What you have to do>
Copy out the lines that include the word "this".
-- start --
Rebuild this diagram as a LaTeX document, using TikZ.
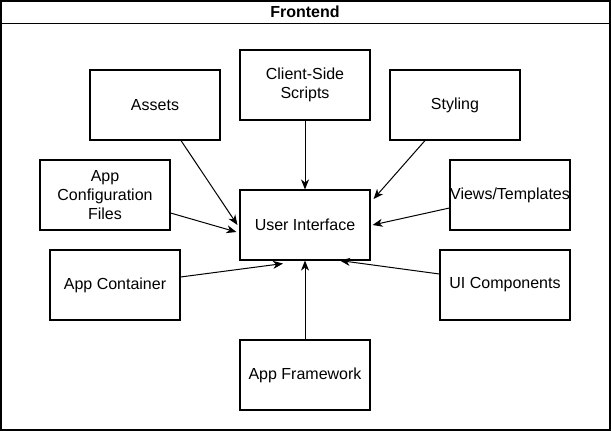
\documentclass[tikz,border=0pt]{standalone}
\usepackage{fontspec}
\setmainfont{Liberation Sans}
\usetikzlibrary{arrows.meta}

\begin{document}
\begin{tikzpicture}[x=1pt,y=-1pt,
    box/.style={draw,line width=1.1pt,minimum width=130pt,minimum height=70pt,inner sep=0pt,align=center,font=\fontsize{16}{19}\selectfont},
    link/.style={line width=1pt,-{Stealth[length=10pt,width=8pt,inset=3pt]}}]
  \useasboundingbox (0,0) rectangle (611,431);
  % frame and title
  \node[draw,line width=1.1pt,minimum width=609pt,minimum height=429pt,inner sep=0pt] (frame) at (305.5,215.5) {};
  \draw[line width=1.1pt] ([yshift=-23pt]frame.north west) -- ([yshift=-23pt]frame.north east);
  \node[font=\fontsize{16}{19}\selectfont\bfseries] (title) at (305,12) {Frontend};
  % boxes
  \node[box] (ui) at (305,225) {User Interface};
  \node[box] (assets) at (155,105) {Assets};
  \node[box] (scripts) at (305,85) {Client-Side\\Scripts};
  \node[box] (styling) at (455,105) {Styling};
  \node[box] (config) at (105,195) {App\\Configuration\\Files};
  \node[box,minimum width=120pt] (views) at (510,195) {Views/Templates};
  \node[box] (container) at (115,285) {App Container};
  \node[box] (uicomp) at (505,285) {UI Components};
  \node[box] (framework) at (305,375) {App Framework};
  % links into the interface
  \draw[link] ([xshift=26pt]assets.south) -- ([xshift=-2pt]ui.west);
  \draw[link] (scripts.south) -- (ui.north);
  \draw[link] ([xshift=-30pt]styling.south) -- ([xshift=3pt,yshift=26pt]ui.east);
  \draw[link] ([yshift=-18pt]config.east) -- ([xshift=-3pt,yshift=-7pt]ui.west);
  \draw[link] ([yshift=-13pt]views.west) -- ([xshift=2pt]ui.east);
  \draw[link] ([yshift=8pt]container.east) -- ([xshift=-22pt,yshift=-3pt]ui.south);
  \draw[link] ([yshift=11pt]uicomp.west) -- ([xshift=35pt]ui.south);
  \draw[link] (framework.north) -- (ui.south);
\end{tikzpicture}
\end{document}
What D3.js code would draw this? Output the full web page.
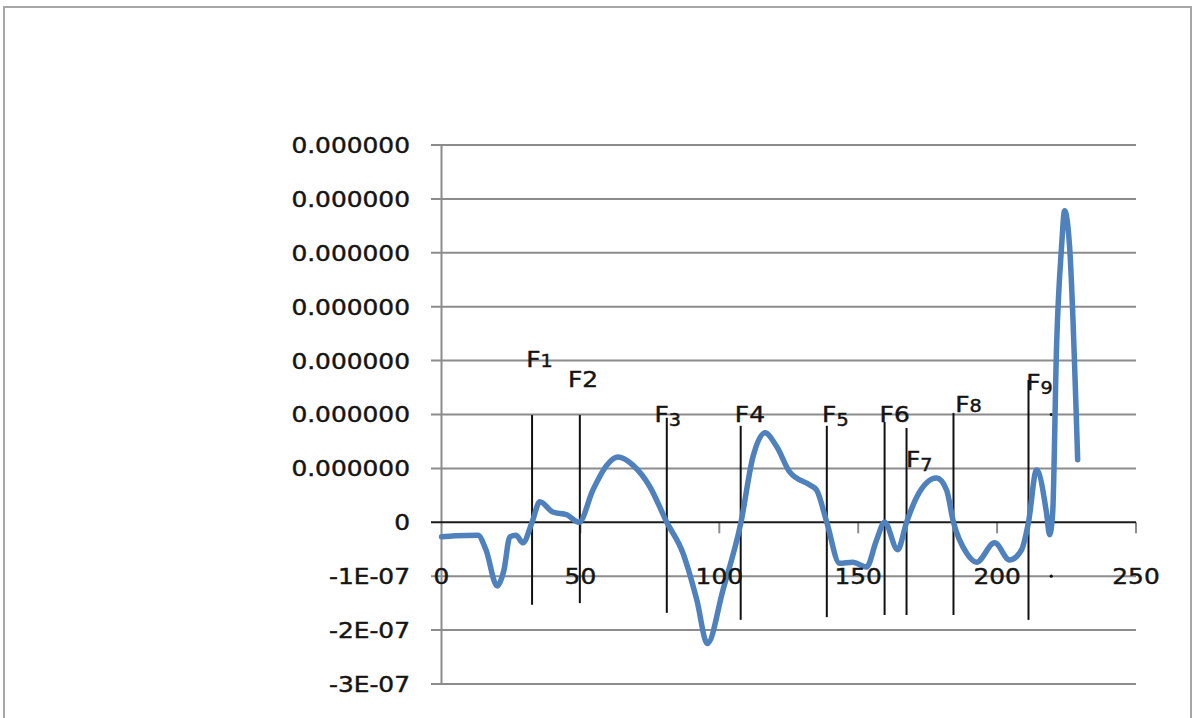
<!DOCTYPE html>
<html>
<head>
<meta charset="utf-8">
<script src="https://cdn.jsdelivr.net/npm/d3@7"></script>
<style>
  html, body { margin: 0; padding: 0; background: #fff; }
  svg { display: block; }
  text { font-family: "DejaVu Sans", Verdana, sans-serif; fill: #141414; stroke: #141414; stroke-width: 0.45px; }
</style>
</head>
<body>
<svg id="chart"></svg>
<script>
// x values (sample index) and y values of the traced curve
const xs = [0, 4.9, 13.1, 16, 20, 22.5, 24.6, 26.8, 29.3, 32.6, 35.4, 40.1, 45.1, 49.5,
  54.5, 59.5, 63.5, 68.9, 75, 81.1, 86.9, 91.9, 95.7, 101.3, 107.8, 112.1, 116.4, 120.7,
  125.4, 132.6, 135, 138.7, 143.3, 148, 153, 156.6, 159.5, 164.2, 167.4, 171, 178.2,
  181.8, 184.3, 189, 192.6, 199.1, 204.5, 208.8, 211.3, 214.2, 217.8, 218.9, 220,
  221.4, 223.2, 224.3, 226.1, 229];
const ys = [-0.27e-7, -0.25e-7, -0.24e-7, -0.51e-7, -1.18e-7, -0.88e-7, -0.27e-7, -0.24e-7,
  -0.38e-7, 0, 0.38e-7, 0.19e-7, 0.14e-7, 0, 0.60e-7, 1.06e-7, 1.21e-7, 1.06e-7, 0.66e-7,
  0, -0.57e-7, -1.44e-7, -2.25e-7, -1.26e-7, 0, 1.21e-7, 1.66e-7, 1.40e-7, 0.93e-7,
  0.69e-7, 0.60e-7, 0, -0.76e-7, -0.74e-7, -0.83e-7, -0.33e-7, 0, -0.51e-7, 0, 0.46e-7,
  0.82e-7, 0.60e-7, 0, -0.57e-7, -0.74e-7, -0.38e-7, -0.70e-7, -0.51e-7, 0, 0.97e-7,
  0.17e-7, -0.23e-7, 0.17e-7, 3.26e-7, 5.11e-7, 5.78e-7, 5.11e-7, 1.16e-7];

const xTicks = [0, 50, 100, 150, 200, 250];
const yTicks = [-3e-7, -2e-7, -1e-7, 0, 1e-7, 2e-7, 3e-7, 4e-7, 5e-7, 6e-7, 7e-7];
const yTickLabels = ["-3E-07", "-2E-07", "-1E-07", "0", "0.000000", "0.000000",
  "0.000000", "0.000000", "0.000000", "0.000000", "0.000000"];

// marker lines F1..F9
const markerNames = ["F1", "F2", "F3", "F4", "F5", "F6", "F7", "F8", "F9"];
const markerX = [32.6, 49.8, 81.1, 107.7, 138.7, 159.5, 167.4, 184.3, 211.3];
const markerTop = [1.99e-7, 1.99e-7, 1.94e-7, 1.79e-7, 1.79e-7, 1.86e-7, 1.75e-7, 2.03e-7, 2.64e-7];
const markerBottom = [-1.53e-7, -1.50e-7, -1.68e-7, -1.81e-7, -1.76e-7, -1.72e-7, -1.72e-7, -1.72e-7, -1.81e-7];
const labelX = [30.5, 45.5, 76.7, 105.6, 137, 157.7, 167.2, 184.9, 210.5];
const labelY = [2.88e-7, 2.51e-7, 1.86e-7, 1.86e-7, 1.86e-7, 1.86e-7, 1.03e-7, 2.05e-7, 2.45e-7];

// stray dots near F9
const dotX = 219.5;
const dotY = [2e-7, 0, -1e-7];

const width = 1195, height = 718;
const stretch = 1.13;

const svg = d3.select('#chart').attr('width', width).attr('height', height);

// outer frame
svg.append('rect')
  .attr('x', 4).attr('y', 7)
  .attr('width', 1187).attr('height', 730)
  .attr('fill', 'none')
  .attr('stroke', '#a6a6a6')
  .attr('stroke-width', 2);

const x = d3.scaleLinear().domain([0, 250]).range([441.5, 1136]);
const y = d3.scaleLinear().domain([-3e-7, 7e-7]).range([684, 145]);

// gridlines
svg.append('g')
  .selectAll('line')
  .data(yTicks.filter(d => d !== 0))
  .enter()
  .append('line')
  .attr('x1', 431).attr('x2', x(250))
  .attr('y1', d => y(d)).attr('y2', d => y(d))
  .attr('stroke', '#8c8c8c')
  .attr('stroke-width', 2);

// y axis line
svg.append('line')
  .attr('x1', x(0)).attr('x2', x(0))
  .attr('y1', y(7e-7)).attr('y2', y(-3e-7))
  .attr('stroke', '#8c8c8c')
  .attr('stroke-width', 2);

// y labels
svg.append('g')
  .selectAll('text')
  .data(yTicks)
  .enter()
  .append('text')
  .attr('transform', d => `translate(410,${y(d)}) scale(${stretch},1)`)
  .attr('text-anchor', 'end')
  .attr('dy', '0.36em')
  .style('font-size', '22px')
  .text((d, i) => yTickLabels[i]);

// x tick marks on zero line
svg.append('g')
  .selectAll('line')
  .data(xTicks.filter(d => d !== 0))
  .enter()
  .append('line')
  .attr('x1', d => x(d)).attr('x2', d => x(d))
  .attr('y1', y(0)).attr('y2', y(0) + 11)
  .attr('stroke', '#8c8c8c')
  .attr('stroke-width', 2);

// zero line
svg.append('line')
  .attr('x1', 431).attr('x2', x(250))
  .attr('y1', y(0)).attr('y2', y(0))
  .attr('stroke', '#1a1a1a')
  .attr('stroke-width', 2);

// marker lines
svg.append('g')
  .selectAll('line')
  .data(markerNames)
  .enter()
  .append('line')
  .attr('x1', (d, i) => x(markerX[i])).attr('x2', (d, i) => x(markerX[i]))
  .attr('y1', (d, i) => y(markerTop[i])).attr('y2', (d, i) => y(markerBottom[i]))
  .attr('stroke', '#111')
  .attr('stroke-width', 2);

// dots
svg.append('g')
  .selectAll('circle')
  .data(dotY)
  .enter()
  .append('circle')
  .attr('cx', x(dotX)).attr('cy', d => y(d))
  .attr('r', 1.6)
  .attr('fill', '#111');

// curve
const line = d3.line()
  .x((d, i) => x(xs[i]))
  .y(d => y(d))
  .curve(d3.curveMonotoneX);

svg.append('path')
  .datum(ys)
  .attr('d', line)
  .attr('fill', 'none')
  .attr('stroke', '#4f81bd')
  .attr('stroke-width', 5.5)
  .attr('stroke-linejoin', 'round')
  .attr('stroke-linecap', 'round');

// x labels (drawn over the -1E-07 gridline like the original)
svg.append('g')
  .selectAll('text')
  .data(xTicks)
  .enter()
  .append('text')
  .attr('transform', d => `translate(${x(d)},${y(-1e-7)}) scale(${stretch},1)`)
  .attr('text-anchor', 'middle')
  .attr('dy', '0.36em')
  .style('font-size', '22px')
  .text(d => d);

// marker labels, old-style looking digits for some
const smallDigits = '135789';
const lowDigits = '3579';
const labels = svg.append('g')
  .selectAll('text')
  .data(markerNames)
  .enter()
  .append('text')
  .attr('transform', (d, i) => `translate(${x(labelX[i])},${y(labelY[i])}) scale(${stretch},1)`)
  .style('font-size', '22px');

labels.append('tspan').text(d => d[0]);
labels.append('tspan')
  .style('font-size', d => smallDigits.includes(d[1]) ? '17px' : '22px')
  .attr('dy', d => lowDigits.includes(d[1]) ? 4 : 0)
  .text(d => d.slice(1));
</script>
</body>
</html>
-- end --
Response to the exercise>
Rebuild this diagram as a LaTeX document, using TikZ.
What D3.js code would draw this? Output the full web page.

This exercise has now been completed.